Tip #1, you will find the bars on the left side of the street feature classic music (Country and Rock) while those on the right serve up more modern tunes.
Then it was on to a quick tour of the area before ending up in another Honky Tonk, this time on 2nd Avenue. This was Cerveza Jack’s. Here we enjoyed our first bite of true Nashville cooking: Hot Chicken. Chicken, breaded and fried and served in a hot sauce, in this case on a taco. Derrin, our guide, said it was a 6 on the 1-10 scale of hot (spicy) for Hot Chicken in Nashville. It was HOT. I lived in Asia for 17 years and I am pretty good with hot food. I loved it but my lips were burning!
And here was where we got Tip #2: the musicians on Broadway are not paid. They live off the tips. And they can be very aggressive about soliciting tips. The artists on the side streets are paid (a little) and they tend to be better. Head to Second Avenue, off Broadway for better music, better food and cheaper drinks and then head back to Broadway for unbelievable people watching.
Also worth a visit on Second Avenue is Benchmark Bar. Try the Fried Pickle Chips and the BBQ Sandwich.
Obviously, Broadway is a must but one can’t sit in a bar all day and night. (Well, maybe you can, but I can’t!). So we did book some other things to do and found a few more along the way.
Friday night we went to the Grand Ole Opry.
Check and see who is playing. There are usually at least 5-10 different performers in an evening and you may get lucky. The Opry moved from its old home in the Ryman Theater in 1974. It is now situated a little bit out of town next to The Opryland Hotel, a behemoth which is a tourist attraction of its own. It even has a river running through it! Also next door to the Opry House is a shopping mall with some unusual restaurants which are fun places to eat before the show. We found ourselves munching on burgers surrounded by a huge aquarium.
Saturday we visited the Country Music Hall of Fame. It is worth a visit for a quick retrospective of the history of country music but, unless you are a diehard fan, you may find the endless displays of guitars and colorful cowboy shirts wears thin after a while.

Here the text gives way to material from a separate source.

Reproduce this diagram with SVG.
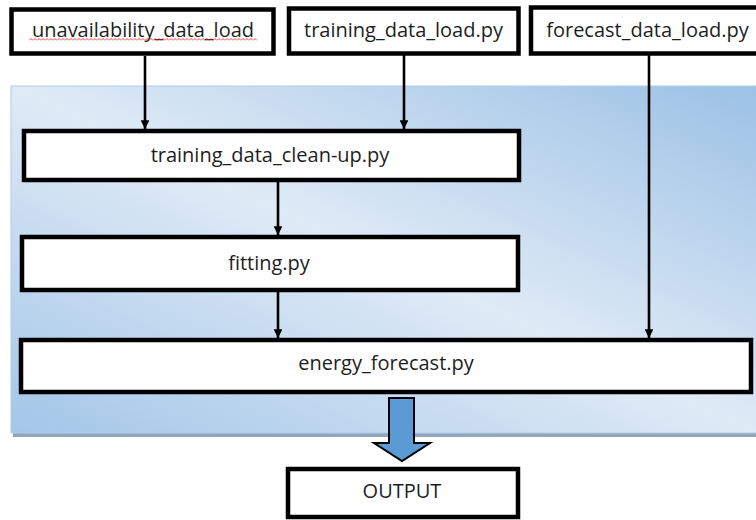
<svg xmlns="http://www.w3.org/2000/svg" width="756" height="520" viewBox="0 0 756 520">
  <style>
    .box { fill: #ffffff; stroke: #000000; stroke-width: 4.5; }
    .lbl { font-family: "Open Sans", "Liberation Sans", sans-serif; font-size: 20px; fill: #1e1e1e; text-anchor: middle; }
    .conn { stroke: #000000; stroke-width: 2.6; fill: none; marker-end: url(#ah); }
  </style>
  <defs>
    <linearGradient id="bg" x1="1" y1="0" x2="0" y2="1">
      <stop offset="0" stop-color="#9bc1e5"/>
      <stop offset="0.5" stop-color="#dfeaf6"/>
      <stop offset="1" stop-color="#a3c6e8"/>
    </linearGradient>
    <marker id="ah" viewBox="0 0 10 10" refX="10" refY="5" markerWidth="3.4" markerHeight="3.4" markerUnits="strokeWidth" orient="auto">
      <path d="M0,0 L10,5 L0,10 Z" fill="#000000"/>
    </marker>
    <pattern id="sq" x="29" y="38" width="4" height="3" patternUnits="userSpaceOnUse">
      <path d="M0,2.5 L2,0.5 L4,2.5" fill="none" stroke="#e0302a" stroke-width="0.9"/>
    </pattern>
  </defs>

  <g id="panel">
    <rect x="13" y="433" width="743" height="4" fill="#8fa6bd"/>
    <rect x="11" y="86" width="746" height="347" fill="url(#bg)" stroke="#b4cde6" stroke-width="1"/>
  </g>

  <g id="connectors">
    <line class="conn" x1="145" y1="56" x2="145" y2="129"/>
    <line class="conn" x1="404" y1="55" x2="404" y2="129"/>
    <line class="conn" x1="649" y1="55" x2="649" y2="338"/>
    <line class="conn" x1="278" y1="182" x2="278" y2="235"/>
    <line class="conn" x1="278" y1="292" x2="278" y2="338"/>
    <polygon id="output-arrow" points="389,398 414,398 414,443 430,443 402,461 374,443 389,443" fill="#5b9bd5" stroke="#000000" stroke-width="2"/>
  </g>

  <g id="node-unavailability">
    <rect class="box" x="11.5" y="9.5" width="262" height="44" stroke-width="5"/>
    <text class="lbl" x="143" y="37">unavailability_data_load</text>
    <rect x="29" y="38" width="228" height="3" fill="url(#sq)"/>
  </g>

  <g id="node-training-load">
    <rect class="box" x="289" y="8.5" width="229.5" height="45" stroke-width="3.5"/>
    <text class="lbl" x="403.5" y="37">training_data_load.py</text>
  </g>

  <g id="node-forecast-load">
    <rect class="box" x="531" y="7.5" width="240" height="46"/>
    <text class="lbl" x="647.5" y="37">forecast_data_load.py</text>
  </g>

  <g id="node-cleanup">
    <rect class="box" x="24" y="131" width="495" height="49"/>
    <text class="lbl" x="270" y="162">training_data_clean-up.py</text>
  </g>

  <g id="node-fitting">
    <rect class="box" x="22" y="237" width="496" height="53"/>
    <text class="lbl" x="269" y="270">fitting.py</text>
  </g>

  <g id="node-energy">
    <rect class="box" x="21" y="340" width="730" height="52"/>
    <text class="lbl" x="386" y="370">energy_forecast.py</text>
  </g>

  <g id="node-output">
    <rect class="box" x="288" y="469" width="230" height="48"/>
    <text class="lbl" x="402" y="498">OUTPUT</text>
  </g>
</svg>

Looking to your right when you exit the museum you will see a large pedestrian bridge leading to the Nissan Stadium, home of the Tennessee Titans. The John Seigenthaler Pedestrian Bridge is one of the longest pedesterian bridges in the USA. It’s a pleasant walk with great views of Nashville.
Once you have your fill of shopping for boots and hats on Broadway, head for the 12 South District. Here you will find a string of good boutiques, including the Flagship store of Draper James, owned by Reese Witherspoon. You may also want to visit Finnley’s for affordable and fun clothing.
And if you are hungry, the best restaurant we found in Nashville is a the far end of 12 South. Epice is an authentic Lebanese Restaurant which is worth heading to for it’s delicious food, warm ambiance and flare. Try the Hummos Beyrouti and you will never think of hummos in the same way again!
We ended our day with a long walk around the Nashville Capitol Mall, also known as the Bicenntenial Capitol Mall State Park (what a mouthful). Multiple monuments and plaques are placed through the park which surrounds the stunning 1845 Greek Revival Style Capitol Building. It is a beautiful spot and a nice break from the craziness of Broadway.
But ultimately that craziness is what we came for, so after enjoying the sunset we headed back to the bacholerettes, the music, the party buses, the Cinderella carriages and all the music of Nashville!